Both Euodia and Syntyche evangelized publicly with Paul; they “contended at my side in the cause of the gospel”. Both women zealously “contended”, and the Greek word that Paul used conjures up verbal team wrestling! The word means “to wrestle in company with”. They publicly wrestled with words right beside Paul as they all three publicly defended the faith! Their names are “in the book of life” together with a male co-worker named Clement, Phil 4:2-3 NIV
Pastors or Ministers: In Romans 16:1-2, Phoebe, a woman, was a “diakonon” of the church in Cenchrea. The same Greek word translated “servant”9 here, is translated “minister” in twenty-two other scriptures such as in Col 1:25 “Of this church I was made a minister according to the stewardship from God bestowed on me for your benefit, that I might fully carry out the preaching of the word of God,” NAS
Phoebe is believed to have delivered the book of Romans after traveling some 800 miles from Cenchrea near Corinth to Rome. Paul writes “I commend10 (or introduce) to you, our sister Phoebe,” Then he introduces her as a minister11 of the church in Cenchrea and urges the church at Rome to help her with the matter that brings her to Rome, for “she has been a great help to many people, including me.” The word translated merely “great help” or “helper” is a word meaning “a woman set over others, a patroness,”!12 She was not a servant in the way we think of a servant, but a wealthy woman with money to use to travel and to protect and help others. She served as a minister. the Orthodox consider a deacon an ordained minister to this day and the final step before becoming a full priest
Paul greets Nympha among other church leaders and greets her house church. She is the only leader mentioned by name in her town. Col. 4:1513. Lydia had a church meeting in her home, Acts 16:14, 15 and 40. Also Chloe, whose converts are indicated as belonging to Chloe as a group or church14, in 1 Cor 1:11 “For I have been informed concerning you, my brethren, by Chloe’s people, that there are quarrels among you.” NAS
The practice of the early church belies the interpretation assigned to Paul’s instruction in his other epistles. This exclusion of women is something the Roman Catholics and Greek Orthodox are largely responsible for developing over time in their ‘Holy’ Tradition that overrides scripture every time in their church dogma.

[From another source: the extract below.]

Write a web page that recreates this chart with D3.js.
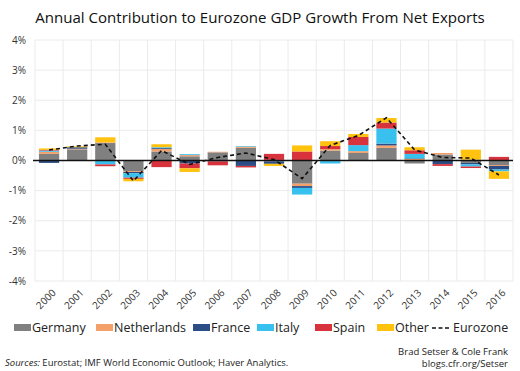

Is it possible that your church is more interested in being perceived as ‘conservative’ and guardians of a tradition rather than being open to re-establishing an earlier practice admitting the full inclusion of women at the highest levels of church ministry?
Having been an ultra conservative in just such a tradition i am now wary of the way scripture is interpreted in a way that violates the highest values of love, equality, respect and full human potential to express the gifts God gives to a person and on a practical level there are manifestly spirit-filled women waiting to bless the church with their God-given gifts.
Just saying…hey your the one who sent me the link.
Thank you, Ed, for your comments. I see that you have recently taken a look at my comments on this issue and wanted to say in return that your perspective is both encouraging and well-considered. Your words are very helpful for me going forward as I prepare to speak to the General Legislation Commiteee.